Had I not seen, in a few years' experience, many young tradesmen miscarry for want of the very cautions which are here given, I should have thought this work needless, and I am sure, had never gone about to write it; but as the contrary is manifest, I think the world wanted either this or something better.

I make no doubt but there is, generally, as much trade now, and as much gotten by trading as formerly. There must then be some reason why the tradesman cannot support himself and family as well as before. Nor need we be afraid to speak out; the case is but too obvious. The

expenses of a family are quite different now from what they have been ; tradesmen cannot live as tradesmen in the same class used to live; custom, and the manner

of all the tradesmen round them, they think, command a difference; and he that will not do as others do, is esteemed as nobody among them.

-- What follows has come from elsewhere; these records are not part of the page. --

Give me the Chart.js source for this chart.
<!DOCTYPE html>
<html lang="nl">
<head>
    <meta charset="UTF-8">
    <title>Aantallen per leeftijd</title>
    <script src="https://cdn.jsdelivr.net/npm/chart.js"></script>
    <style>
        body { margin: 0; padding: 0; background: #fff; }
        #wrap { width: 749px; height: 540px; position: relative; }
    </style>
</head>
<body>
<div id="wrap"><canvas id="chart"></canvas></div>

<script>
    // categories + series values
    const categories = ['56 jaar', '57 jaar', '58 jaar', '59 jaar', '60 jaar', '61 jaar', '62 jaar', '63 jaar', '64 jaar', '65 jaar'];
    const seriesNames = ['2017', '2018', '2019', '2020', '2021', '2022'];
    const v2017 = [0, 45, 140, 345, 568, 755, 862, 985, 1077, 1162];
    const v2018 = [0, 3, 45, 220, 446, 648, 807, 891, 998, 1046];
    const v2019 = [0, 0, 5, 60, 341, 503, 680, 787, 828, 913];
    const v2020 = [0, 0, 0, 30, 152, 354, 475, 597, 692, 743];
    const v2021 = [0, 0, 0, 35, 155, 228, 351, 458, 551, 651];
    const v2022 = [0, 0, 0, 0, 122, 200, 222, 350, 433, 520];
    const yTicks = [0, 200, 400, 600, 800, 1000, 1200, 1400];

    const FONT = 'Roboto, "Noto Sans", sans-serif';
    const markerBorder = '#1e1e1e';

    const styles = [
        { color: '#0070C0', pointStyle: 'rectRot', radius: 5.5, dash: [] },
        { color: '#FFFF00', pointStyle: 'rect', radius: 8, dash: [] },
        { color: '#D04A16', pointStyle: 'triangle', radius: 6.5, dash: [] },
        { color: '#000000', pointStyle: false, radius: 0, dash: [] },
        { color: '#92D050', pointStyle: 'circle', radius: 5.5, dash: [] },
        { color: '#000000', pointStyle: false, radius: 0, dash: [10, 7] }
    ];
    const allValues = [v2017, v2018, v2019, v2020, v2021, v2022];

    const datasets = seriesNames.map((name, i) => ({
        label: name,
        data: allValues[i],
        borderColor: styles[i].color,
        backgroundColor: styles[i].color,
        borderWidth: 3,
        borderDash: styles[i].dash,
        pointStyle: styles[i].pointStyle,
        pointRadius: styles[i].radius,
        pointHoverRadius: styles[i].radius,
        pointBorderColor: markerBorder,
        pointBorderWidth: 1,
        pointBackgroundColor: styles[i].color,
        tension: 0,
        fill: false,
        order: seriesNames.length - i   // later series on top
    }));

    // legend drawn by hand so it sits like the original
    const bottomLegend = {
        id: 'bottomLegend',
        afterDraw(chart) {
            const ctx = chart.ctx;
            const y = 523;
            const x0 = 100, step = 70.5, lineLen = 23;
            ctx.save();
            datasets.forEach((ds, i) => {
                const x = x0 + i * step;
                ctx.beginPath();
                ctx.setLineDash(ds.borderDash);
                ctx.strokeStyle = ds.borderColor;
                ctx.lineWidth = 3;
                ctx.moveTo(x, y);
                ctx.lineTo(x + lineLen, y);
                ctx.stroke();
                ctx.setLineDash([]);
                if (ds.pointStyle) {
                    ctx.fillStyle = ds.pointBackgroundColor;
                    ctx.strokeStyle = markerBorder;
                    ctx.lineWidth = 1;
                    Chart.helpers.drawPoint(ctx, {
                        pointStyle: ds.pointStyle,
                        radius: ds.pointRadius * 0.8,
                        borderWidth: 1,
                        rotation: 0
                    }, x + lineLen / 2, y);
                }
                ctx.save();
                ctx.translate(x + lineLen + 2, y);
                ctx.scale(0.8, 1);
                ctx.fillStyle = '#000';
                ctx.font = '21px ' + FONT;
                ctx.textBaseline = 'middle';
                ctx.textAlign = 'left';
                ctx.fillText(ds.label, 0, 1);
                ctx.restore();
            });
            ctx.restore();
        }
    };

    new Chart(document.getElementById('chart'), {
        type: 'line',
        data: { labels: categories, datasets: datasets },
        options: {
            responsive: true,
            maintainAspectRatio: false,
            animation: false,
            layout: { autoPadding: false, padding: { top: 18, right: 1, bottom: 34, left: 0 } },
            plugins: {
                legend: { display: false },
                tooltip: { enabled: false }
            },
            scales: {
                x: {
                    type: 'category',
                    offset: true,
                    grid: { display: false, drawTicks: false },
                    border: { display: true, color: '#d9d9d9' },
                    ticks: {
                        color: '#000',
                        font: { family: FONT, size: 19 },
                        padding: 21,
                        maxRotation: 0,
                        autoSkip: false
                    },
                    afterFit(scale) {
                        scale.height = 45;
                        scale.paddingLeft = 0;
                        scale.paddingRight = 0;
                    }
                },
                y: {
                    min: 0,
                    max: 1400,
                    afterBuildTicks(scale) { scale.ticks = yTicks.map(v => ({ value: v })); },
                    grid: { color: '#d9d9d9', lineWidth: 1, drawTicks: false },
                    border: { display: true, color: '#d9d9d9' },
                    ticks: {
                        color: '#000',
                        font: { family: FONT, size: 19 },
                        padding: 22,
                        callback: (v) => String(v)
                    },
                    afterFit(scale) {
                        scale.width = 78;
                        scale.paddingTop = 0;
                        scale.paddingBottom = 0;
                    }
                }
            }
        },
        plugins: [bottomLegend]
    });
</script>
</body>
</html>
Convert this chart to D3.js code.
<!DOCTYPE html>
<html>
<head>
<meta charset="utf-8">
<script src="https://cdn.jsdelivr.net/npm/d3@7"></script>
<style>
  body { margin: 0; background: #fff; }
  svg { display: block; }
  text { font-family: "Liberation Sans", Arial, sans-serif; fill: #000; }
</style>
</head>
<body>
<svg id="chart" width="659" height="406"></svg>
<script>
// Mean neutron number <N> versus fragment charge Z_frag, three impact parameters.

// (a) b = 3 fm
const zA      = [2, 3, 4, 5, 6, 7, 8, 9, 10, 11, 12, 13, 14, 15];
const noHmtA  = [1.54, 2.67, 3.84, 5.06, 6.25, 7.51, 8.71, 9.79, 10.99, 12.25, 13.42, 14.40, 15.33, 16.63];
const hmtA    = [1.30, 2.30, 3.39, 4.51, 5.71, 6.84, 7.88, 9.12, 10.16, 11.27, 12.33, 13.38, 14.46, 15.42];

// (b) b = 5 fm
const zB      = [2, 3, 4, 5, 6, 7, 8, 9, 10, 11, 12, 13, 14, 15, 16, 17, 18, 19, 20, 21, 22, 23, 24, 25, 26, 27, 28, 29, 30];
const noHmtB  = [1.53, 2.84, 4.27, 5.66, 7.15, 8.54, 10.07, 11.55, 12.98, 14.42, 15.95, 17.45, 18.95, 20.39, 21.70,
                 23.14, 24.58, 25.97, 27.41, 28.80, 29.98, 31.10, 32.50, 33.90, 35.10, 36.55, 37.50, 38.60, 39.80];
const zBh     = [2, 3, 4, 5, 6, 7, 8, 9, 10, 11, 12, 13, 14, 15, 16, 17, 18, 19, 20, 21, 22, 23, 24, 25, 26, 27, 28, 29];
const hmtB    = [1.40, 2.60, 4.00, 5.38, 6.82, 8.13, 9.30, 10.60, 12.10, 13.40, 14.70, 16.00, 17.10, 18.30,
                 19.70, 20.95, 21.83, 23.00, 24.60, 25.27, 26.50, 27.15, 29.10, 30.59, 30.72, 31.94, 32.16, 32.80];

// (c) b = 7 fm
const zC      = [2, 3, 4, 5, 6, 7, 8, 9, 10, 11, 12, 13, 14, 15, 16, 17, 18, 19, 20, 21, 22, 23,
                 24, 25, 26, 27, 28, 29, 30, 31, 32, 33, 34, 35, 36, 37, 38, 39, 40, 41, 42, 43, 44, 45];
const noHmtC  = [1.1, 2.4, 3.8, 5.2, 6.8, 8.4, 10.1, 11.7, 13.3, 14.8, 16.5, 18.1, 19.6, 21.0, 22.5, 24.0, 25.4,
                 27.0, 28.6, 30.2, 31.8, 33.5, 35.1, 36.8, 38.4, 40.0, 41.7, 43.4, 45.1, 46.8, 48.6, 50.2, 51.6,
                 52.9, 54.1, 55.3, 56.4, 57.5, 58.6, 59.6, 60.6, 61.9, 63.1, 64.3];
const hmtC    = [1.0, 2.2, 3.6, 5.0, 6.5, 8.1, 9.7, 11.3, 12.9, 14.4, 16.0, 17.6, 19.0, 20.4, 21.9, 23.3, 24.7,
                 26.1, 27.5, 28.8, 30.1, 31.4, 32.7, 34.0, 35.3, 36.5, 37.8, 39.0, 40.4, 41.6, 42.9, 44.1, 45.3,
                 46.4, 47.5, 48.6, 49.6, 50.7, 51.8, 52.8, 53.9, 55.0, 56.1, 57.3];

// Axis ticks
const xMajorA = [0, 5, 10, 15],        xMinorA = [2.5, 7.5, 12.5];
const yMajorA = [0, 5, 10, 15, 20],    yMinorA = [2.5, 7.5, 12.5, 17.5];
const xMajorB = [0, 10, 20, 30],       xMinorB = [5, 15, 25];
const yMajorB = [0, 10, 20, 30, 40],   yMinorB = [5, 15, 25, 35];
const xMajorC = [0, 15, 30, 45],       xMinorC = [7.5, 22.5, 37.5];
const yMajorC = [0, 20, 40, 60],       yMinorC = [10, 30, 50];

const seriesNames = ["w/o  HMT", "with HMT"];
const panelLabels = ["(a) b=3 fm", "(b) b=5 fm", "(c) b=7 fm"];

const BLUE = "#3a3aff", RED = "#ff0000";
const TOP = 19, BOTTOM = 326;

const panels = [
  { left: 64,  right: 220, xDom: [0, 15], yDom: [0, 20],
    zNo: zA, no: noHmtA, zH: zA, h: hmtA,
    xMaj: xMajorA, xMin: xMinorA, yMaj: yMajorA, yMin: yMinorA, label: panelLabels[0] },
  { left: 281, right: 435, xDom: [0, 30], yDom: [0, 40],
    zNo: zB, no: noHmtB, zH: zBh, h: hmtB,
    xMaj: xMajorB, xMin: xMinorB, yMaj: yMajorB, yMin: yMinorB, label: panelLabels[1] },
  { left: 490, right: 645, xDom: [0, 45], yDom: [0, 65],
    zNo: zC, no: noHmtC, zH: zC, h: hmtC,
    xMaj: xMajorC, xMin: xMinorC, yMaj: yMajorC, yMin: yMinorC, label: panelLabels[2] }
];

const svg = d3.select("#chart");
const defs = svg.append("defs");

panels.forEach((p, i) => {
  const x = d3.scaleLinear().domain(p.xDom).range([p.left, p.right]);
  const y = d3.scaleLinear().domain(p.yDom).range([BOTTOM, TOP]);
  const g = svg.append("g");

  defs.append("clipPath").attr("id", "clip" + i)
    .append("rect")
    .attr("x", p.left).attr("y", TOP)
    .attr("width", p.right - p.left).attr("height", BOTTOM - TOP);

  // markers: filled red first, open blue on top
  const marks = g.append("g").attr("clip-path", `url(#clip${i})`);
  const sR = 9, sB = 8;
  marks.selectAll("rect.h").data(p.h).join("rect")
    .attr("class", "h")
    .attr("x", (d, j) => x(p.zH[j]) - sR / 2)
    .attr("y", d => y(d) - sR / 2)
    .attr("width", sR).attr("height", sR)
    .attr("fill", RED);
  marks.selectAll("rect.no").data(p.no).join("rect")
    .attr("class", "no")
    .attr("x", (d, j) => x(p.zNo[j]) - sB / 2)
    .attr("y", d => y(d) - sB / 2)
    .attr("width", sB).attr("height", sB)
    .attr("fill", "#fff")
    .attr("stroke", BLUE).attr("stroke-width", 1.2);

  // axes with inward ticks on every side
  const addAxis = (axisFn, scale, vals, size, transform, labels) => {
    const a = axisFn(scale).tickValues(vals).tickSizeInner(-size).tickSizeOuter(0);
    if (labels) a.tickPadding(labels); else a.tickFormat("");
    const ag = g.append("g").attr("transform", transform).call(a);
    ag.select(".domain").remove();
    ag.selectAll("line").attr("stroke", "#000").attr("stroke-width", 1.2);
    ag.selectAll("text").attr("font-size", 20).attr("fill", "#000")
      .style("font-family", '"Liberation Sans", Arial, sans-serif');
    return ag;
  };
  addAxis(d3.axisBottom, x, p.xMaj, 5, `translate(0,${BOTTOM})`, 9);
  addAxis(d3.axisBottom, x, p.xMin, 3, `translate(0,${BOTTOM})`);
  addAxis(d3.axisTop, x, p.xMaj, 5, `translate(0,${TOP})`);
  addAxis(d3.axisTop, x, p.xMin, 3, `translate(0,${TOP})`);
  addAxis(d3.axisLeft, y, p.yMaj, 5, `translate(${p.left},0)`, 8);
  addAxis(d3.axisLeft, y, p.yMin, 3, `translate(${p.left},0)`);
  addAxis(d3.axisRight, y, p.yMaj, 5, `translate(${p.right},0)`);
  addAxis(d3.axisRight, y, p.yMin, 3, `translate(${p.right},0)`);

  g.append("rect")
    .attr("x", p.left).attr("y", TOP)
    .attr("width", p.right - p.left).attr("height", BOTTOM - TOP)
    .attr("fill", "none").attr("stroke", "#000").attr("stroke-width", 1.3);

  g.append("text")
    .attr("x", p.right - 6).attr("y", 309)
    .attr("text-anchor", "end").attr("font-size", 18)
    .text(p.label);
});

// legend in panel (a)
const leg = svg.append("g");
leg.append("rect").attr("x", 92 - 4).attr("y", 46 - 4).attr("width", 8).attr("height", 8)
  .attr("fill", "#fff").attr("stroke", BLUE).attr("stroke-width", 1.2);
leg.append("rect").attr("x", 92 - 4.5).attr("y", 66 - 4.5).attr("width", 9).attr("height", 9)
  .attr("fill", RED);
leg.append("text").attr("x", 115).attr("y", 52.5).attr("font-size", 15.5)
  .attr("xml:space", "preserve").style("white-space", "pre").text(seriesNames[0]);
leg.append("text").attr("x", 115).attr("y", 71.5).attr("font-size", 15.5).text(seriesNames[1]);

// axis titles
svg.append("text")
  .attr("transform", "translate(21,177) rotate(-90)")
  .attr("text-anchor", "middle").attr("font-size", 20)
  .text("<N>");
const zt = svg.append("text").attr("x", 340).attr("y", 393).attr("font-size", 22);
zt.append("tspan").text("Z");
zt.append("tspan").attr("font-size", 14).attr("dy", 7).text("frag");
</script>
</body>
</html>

The following directions are calculated to enable the young tradesman to stem the attacks of those fatal customs, which otherwise will inevitably send him the

way of all the thoughtless tradesmen that have gone before him.

Here he will be effectually encouraged to set out well, and to avoid all those rocks which the gay race of tradesmen so frequently suffer shipwreck upon; and here he will have a true plan of his own prosperity drawn out for him; by which he may square his conduct in an unerring manner, and fear neither bad fortune nor bad friends.

Here he will learn the absolute necessity of trading within the bounds of his own stock, and the certain ruin of that modern custom of trading upon borrowed credit or borrowed money, with the dismal consequences of high discount, and taking up money at interest.

Here also he will find brief specimens for bookkeeping, and directions for keeping a pocket-ledger, in case of fire. And in order to make this work a complete directory for tradesmen of all denominations, I have thought it necessary to discourse, though as briefly as I could, of the several branches of our home trade, especially those which necessarily embark the inland tradesman in some parts of foreign business, and so make a merchant of the

shopkeeper, almost whether he will or no. For example :

Almost all the shopkeepers and inland traders in seaport towns, and even in the waterside part of London itself, are necessarily brought in to be owners of ships, and concerned at least in the vessel, if not in the voyage; some of their trades, perhaps, relate to or are employed in the building, fitting, or furnishing out ships; as at Shoreham, Ipswich, Yarmouth, Hull, Whitby, Newcastle, and the like; others are concerned in the cargoes, as in the herring-fishery at Yarmouth, and in the adjacent ports, the colliery at Newcastle, Sunderland, &c.

In this case the shopkeeper is unavoidably, sometimes, both a tradesman and a merchant adventurer at the same time; and some of his business runs into sea adventures ; as in the salt trade at North and South Shields, in the counties of Northumberland and Durham, and likewise at Lymington, and again in the coal trade from Whitehaven in Cumberland to Ireland, and the like.

These considerations urged me to direct due cautions to such tradesmen, and such as would be particular to them especially, not to launch out in adventures beyond the compass of their stocks, and withal to manage those things with due wariness.

I have also given a general description of the whole inland trade of England, that prodigy of a business, in which our tradesmen are ordinarily

taken up, and without a right notion of which they cannot be said to be complete tradesmen; and more particularly of that branch of inland business, the corn trade, with the coal trade, the fishing trade, and the coasting trade; also of the carriage of goods in England, whether by water or by land ; which is a wonderful article, and equal in itself to the whole commerce of some nations, and employs infinite numbers of ships, horses, and men.

The breeding, feeding, and fatting of cattle is likewise a vast extended business, which embarks in one interest the gentleman, the tradesman, and

the poor.

In all these there are useful observations, proper for the tradesman in every branch of the inland trade.

There are many other useful things relating to the trade and tradesman of this nation, which will be seen in the work itself, to which we refer.